Brush And Crush: Racing’s self-driving cars and halftime shows

On Feb. 27, USTA directors will be voting for their next president. After reading the ideas and resumes of all the candidates, I can honestly profess that I am very impressed with the entire field. Each man has a lot of strengths, and few weaknesses. The sport should be very proud it has attracted such talented people.

While examining the platforms of the candidates (you can read them all here), one item did intrigue me; from Jason Settlemoir:

“Arrange a shareholders’ meeting to discuss a funding mechanism for marketing the harness racing industry… Follow the Racing Development and Sustainability Plan that was presented in 2010 by Standardbred Canada as a stepping stone.”

Jason, along with others, have floated this idea before, and it hasn’t gained much traction, but I think we may want to open our minds a little bit and think of how important something like this is to debate.

For me, halftime at the Super Bowl is the same every year. It’s my time to refresh a drink, chat with some friends, or see how my bets are doing. When the bell rings for the second half kickoff I become Pavlov’s dog and dutifully find my chair.

I’m clearly not normal, because at halftime most everyone else is watching U2, or Springsteen or Coldplay.

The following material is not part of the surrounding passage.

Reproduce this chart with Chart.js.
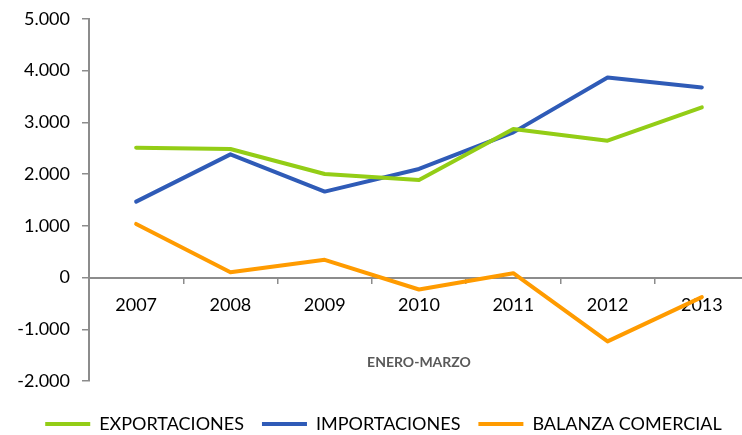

This year when Lady Ga Ga takes the stage at halftime it’s important to remember it wasn’t always like this. For over 20 years, Super Bowl halftime consisted of marching bands; not much unlike a halftime at a West Texas high school game. In 1991, the NFL decided that halftime could be part of the game’s branding, and since so many were watching at home, exploiting it had revenue potential. That year, the New Kids on the Block were paid to perform, and it has gotten bigger and bigger since.

For years, the NFL spent a good deal of cash (at a loss) to put on the halftime show, but that’s come full circle. Lady Ga Ga will be receiving nothing from the NFL for her performance, and last year it was floated that artists actually pay the league to perform. In addition, Pepsi will pay the NFL $12 million this year for halftime sponsorship rights.

The NFL created revenue by investing in a ‘nothing’. They made a silk purse from a sow’s ear.

We can profess this is something unique, the NFL was just much smarter than everyone else, or that this was inevitable, but I think that would be wrong. This strategy – in some way — happens in every sharp company or firm.

Google is the most valuable company in the world. The revenue stream that makes this possible is not – on the surface – tech related; their cash flow comes from you, consumers, clicking paid text ads in search results. There’s a slight problem with that, though. This revenue (as the world changes with products like Amazon’s Alexa, voice enabled search, and virtual reality) won’t always be there in present form and numbers, and Google knows it.

To respond, Google has been investing for years through something called “Google X”. Google X has nothing to do with search, and everything to do with (at times) just about everything else. It explores dozens of new ventures, including self-driving cars, Fiber, wired homes (through Nest) and personal health tech through Verily. Yes, one day soon your car will be driving you home, your fridge will be messaging that you need milk, and since you’re diabetic, your contact lenses will alert you that your blood sugar is low. All of this may be courtesy of this so-called ‘search company’.

Slowly but surely, this investment has been driving business. In Q4, revenue for this unit reached $262 million, which was up from $150 million the previous year. The operating loss (no, it’s not yet profitable, and won’t be for some time, no doubt) is about three per cent of revenues.

While looking at Jason’s proposal, the three per cent of revenues number is one that strikes me. If the largest company in the world can see that the world is changing, its core revenues may not be there forever, and it wants to remain relevant by investing three pennies of every dollar into finding new streams, why can’t harness racing?

Harness racing, since about 1998, has received (in the U.S. and Canada) over $10 billion dollars of slot money. How much of that has been invested in a ‘Google X’? How much of that has been invested in a Super Bowl halftime show? This sport’s core-revenue from slot machines won’t be here forever, but we see little alarm at this simple fact.

Currently one candidate wants to “arrange a shareholders’ meeting to discuss a funding mechanism for marketing the harness racing industry,” and “follow the Racing Development and Sustainability Plan that was presented in 2010 by Standardbred Canada as a stepping stone.” But I hope each and every candidate embraces at least the exploration of this concept.

This idea is not radical, nor is it out of the mainstream. It’s how most of the world works.